China has moved 6G a step out of the lab and into the real world, giving researchers access to test spectrum in the 6 GHz band for 6G field tests. The approval goes to the IMT-2030 (6G) Promotion Group, which can now trial next-generation wireless technology in selected regions as the country tries to get ahead in the standards race before 6G becomes a product rather than a promise.
The timing is no accident. While 5G still dominates commercial networks, the fight over 6G is already being fought in committees, test beds, and spectrum allocations, where the winners often decide the rules long before consumers see a handset upgrade. China’s move follows the same playbook seen in earlier wireless transitions: secure spectrum early, build domestic momentum, and push for influence over global technical requirements.
What the 6 GHz band gives 6G
Officials say the new spectrum should speed up research, verification, and testing of key 6G technologies, while staying aligned with the scenarios and technical requirements defined by the International Telecommunication Union. That matters because spectrum without standardization is just expensive homework.
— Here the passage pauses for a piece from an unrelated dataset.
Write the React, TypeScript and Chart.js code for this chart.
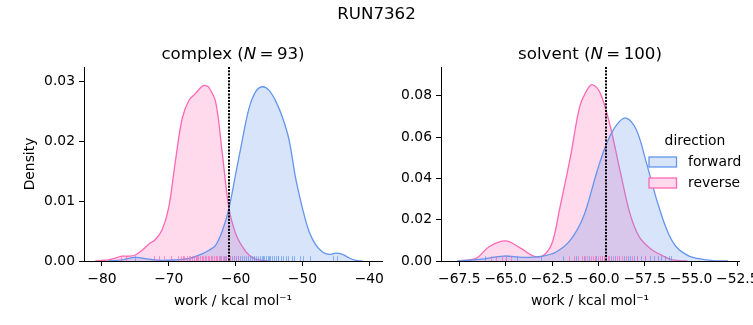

The 6 GHz range is widely viewed as one of the most promising candidates for 6G because it can deliver much faster data rates and lower latency than current 5G networks, while still offering relatively broad coverage. In other words: enough air time for the serious stuff, not just the marketing slides.
6G field tests and the race to define standards
China is not alone here. The United States, South Korea, Japan, and the European Union are all working on technical standards and basic network architectures, which is where the real competition sits right now. History suggests the countries that help write the rules usually gain an edge when the hardware finally ships.
Full commercial 6G deployment is still expected only in the next decade, but the use cases being floated are already ambitious:
- AI-heavy telecom systems
- Holographic communications
- Digital twins
- Autonomous transport
- Advanced industrial automation
The companies and governments that treat this as a distant science project are likely to wake up late.
What happens after the first tests
- More regional trials in China as the test program expands.
- More pressure on standards bodies to narrow down 6G requirements.
- More spectrum jockeying as other countries try to avoid being boxed out.
The next question is less about whether 6G will arrive than who gets to define it first. China has just taken a practical step toward that goal, and the response from other major tech powers will say a lot about how quickly the next wireless era stops being theoretical.